Posts Tagged ‘traitor to Israel Akl Hashem’
Testimonials 30 years after civil war: Just about the withdrawal of the Syrian troops
Posted by: adonis49 on: October 22, 2008
Testimonials 30 years after civil war: Just about the withdrawal of the Syrian troops
Note: Investigations of the society thirty years after the start of the war
From The issue of the daily Al Balad, April 8, 2005
This chapter sheds the lights on the status of the Lebanese Republic, 30 years after the start of the civil war in 1975. The chapter will comprise eye witness accounts and investigative reporting on the state of society, the political parties’ positions and civil organizations development and the hopes of the new generation for the future and the feasibility of any drastic changes.
Thirty years after the civil war, and just about the withdrawal of the Syrian troops from Lebanon, a discussion among a few former civil war militia fighters gathered for a night out. The house is in Dahieh and the discussion relates to the current string of night car-bombings occurring every four days in the Christian cantons, car-bombing that did not target citizens, but a few foreigner workers living around died and some were injured.
These car bombings came in the aftermath of the two mass demonstrations, the first by Hezbollah on March 8, and the second counter demonstration following on March 14, 2005: the demonstrators raised the slogans of freedom, independence and self determination to Lebanon.
The man sympathizing with Hezbollah is convinced that the Christian opposition coalition is behind these bombings so that it could sustain rallying the population against Syria and the Shiaa sect, and ultimately to corner Hezbollah into disarming according to the UN resolution 1559.

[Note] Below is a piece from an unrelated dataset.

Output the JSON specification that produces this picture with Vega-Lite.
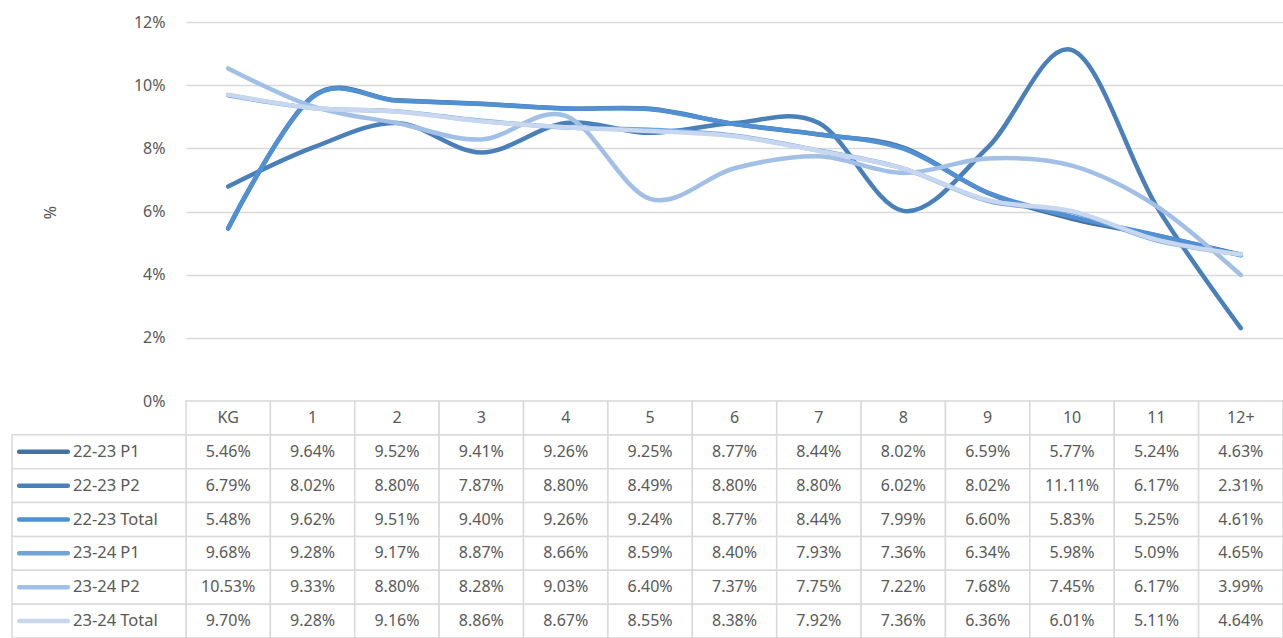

An elder man talks about the daily sit-in of some groups in tents erected in the Martyrs’ Square after the assassination of Prime Minister Hariri. He claims that a few opposition groups are raising the picture of the Lebanese traitor to Israel Akl Hashem who was assassinated by Hezbollah during the occupation of Israel in south Lebanon, and that these people are being paid by the USA Embassy to continue their sit-in indefinitely.
.A man trying to convey the image of a cool and rational person expresses his displeasure with the opposition demonstration that expressed discrimination and hatred against the Syrian people in general, which could lead Lebanon into the unknown.
Another man in his thirties believes that the Christians are planning to recapture their lost political power so that they re-monopolize the economy and sign a peace treaty with Israel as they attempted in 1983 during former President Amine Gemayyel. He resumes that if the Christian fail, they will definitely legitimize the de-facto canton separation. He is willing to take arms again, if need be, in order to prevent the Christian take over of power.
A young man coming from Beirut asks them whether they are for the freedom and independence of Lebanon from the Syrian tutelage; and the answers were affirmatives unanimously. He goes on “against whom do you want to raise your arms?” “Against those who want to disarm Hezbollah” is the reply of the rational man.
People used to say that the Sunni city of Sidon is the door to the South ,but as you advance a little deeper in the South you realize that this door had shifted of location. The South did not seriously mourn the assassinated former Prime Minister Rafic Hariri, and the main concern of the population is where you stand: for or against the disarmament of Hezbollah. Many of the former communists are members or sympathizers of Hezbollah and they are still excited to fight Israel and resist Israel plans in Lebanon.